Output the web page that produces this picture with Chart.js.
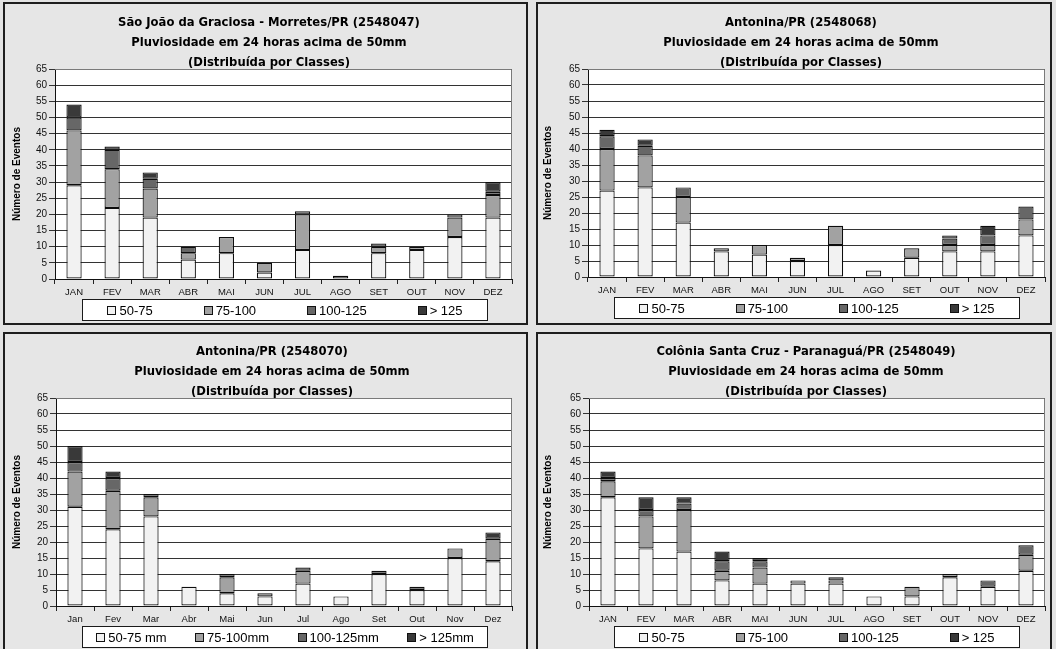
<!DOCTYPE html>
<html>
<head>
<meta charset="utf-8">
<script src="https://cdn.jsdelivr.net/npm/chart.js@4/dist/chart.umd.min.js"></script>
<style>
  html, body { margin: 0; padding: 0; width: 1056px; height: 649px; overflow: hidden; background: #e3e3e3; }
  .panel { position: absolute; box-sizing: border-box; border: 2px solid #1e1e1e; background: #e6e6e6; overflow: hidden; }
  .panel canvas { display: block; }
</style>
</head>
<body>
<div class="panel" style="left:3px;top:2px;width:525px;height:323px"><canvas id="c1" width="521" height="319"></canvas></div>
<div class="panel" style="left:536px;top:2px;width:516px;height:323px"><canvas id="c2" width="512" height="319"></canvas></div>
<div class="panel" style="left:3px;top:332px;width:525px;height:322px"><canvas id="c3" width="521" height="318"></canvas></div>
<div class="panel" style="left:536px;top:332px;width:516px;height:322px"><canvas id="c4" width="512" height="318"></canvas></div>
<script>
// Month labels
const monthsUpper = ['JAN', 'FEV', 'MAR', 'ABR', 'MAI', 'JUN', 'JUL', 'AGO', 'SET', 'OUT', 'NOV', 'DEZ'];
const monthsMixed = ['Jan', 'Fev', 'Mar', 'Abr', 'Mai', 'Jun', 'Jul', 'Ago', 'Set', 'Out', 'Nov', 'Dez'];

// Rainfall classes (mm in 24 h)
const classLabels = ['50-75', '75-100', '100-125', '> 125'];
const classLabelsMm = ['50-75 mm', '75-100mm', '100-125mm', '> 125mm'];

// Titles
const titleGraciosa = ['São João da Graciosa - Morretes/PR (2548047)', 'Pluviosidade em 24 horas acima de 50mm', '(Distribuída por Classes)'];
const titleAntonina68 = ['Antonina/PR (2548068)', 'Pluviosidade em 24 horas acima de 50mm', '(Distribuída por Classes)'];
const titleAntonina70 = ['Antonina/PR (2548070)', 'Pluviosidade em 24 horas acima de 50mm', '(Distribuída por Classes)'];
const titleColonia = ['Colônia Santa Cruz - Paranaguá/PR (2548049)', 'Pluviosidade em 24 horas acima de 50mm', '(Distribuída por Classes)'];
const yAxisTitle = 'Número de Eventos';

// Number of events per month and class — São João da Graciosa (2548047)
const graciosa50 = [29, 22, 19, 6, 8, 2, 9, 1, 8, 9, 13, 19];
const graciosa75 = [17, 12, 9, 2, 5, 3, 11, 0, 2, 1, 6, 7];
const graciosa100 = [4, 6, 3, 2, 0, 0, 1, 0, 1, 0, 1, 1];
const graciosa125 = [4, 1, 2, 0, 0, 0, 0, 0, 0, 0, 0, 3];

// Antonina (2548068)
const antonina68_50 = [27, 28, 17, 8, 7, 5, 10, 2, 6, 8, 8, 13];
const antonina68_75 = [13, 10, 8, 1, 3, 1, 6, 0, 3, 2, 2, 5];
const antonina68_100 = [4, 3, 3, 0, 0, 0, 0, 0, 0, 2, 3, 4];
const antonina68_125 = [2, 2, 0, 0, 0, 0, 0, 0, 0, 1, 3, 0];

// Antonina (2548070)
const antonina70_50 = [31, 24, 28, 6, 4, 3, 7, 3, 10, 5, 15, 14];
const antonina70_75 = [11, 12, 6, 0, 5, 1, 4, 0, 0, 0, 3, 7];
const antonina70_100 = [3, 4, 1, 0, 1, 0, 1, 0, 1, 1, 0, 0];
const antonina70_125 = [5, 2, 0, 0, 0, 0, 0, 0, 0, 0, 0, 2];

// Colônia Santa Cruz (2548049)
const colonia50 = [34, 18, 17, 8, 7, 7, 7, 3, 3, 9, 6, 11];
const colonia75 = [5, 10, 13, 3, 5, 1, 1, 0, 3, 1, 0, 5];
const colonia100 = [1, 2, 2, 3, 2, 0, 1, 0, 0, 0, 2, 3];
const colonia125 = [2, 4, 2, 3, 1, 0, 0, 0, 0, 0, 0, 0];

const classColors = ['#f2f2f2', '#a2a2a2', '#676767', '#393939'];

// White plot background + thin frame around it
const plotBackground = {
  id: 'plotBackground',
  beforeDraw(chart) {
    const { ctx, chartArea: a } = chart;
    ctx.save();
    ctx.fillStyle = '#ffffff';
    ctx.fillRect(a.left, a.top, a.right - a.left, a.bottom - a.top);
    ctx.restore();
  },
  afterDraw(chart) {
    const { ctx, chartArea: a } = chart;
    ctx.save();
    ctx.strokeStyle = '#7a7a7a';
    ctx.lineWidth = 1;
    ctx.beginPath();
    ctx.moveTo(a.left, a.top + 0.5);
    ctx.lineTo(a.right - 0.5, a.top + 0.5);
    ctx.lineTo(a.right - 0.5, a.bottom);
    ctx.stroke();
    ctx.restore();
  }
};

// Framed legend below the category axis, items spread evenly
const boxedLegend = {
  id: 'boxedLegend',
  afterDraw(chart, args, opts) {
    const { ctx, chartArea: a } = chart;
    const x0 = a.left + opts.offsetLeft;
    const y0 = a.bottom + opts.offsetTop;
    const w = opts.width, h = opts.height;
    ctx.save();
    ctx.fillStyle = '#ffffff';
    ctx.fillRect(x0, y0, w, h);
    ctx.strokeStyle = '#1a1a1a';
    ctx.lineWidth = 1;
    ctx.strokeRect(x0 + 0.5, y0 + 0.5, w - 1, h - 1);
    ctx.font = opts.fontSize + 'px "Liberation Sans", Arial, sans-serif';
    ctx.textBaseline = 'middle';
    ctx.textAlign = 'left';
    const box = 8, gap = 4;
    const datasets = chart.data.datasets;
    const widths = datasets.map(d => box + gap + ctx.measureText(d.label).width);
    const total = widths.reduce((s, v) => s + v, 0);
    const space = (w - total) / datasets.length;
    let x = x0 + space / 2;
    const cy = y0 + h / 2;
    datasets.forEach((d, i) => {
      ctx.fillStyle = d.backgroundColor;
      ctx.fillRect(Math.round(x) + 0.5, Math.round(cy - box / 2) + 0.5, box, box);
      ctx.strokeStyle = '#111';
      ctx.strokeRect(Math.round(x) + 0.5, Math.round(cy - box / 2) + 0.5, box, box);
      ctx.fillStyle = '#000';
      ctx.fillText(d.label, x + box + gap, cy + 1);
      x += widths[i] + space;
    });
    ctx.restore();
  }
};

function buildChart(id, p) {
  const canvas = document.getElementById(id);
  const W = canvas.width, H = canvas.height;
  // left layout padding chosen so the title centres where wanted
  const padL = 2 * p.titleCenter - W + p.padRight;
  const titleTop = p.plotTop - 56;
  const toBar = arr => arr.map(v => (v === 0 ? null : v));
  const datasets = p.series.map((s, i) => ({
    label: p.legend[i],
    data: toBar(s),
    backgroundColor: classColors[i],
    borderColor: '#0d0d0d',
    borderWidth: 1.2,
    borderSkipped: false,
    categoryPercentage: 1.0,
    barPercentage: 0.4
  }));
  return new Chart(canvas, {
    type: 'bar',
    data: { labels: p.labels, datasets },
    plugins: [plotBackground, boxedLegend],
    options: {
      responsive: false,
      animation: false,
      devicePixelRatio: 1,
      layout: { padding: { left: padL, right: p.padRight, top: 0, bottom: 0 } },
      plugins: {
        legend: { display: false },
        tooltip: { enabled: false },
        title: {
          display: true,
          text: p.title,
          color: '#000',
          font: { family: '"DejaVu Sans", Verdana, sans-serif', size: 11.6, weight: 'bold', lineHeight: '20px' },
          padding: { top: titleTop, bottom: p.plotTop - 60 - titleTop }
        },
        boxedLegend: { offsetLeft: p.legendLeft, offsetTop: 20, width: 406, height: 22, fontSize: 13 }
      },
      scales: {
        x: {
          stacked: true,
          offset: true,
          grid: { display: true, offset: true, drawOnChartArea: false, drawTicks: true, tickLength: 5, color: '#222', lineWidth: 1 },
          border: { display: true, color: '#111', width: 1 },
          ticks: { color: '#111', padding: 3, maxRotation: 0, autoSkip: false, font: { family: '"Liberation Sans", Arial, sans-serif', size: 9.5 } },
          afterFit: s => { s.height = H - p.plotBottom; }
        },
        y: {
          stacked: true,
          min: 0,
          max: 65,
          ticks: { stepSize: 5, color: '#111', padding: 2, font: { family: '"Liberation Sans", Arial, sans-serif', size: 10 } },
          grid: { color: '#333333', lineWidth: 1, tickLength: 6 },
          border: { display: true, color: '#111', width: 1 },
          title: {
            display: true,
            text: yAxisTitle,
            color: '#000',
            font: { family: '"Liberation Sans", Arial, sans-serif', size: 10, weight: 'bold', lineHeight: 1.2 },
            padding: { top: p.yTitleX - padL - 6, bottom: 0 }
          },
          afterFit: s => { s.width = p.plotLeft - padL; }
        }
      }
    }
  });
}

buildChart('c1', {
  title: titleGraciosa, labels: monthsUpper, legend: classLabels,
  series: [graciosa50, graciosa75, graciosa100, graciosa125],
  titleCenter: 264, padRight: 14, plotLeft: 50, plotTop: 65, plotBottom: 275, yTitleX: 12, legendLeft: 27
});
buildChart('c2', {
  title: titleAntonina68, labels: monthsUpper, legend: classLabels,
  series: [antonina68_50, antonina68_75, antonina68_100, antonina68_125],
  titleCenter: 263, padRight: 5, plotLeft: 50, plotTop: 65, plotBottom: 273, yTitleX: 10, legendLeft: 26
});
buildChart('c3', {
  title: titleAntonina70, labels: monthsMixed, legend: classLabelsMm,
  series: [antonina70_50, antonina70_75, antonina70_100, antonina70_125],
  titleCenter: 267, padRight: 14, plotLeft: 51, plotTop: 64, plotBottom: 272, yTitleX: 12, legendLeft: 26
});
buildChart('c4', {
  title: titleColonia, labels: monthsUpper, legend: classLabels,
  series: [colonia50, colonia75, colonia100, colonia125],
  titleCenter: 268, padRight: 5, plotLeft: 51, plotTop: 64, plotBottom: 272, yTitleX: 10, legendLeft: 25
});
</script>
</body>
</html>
* * *
▸ **Stated problem**
Reproduce only the lines from the beginning of the data through the line that contains "const classLabelsMm = ['50-75", both included, and please drop the pictures.

▸ **Response**
Output the web page that produces this picture with Chart.js.
<!DOCTYPE html>
<html>
<head>
<meta charset="utf-8">
<script src="https://cdn.jsdelivr.net/npm/chart.js@4/dist/chart.umd.min.js"></script>
<style>
  html, body { margin: 0; padding: 0; width: 1056px; height: 649px; overflow: hidden; background: #e3e3e3; }
  .panel { position: absolute; box-sizing: border-box; border: 2px solid #1e1e1e; background: #e6e6e6; overflow: hidden; }
  .panel canvas { display: block; }
</style>
</head>
<body>
<div class="panel" style="left:3px;top:2px;width:525px;height:323px"><canvas id="c1" width="521" height="319"></canvas></div>
<div class="panel" style="left:536px;top:2px;width:516px;height:323px"><canvas id="c2" width="512" height="319"></canvas></div>
<div class="panel" style="left:3px;top:332px;width:525px;height:322px"><canvas id="c3" width="521" height="318"></canvas></div>
<div class="panel" style="left:536px;top:332px;width:516px;height:322px"><canvas id="c4" width="512" height="318"></canvas></div>
<script>
// Month labels
const monthsUpper = ['JAN', 'FEV', 'MAR', 'ABR', 'MAI', 'JUN', 'JUL', 'AGO', 'SET', 'OUT', 'NOV', 'DEZ'];
const monthsMixed = ['Jan', 'Fev', 'Mar', 'Abr', 'Mai', 'Jun', 'Jul', 'Ago', 'Set', 'Out', 'Nov', 'Dez'];

// Rainfall classes (mm in 24 h)
const classLabels = ['50-75', '75-100', '100-125', '> 125'];
const classLabelsMm = ['50-75 mm', '75-100mm', '100-125mm', '> 125mm'];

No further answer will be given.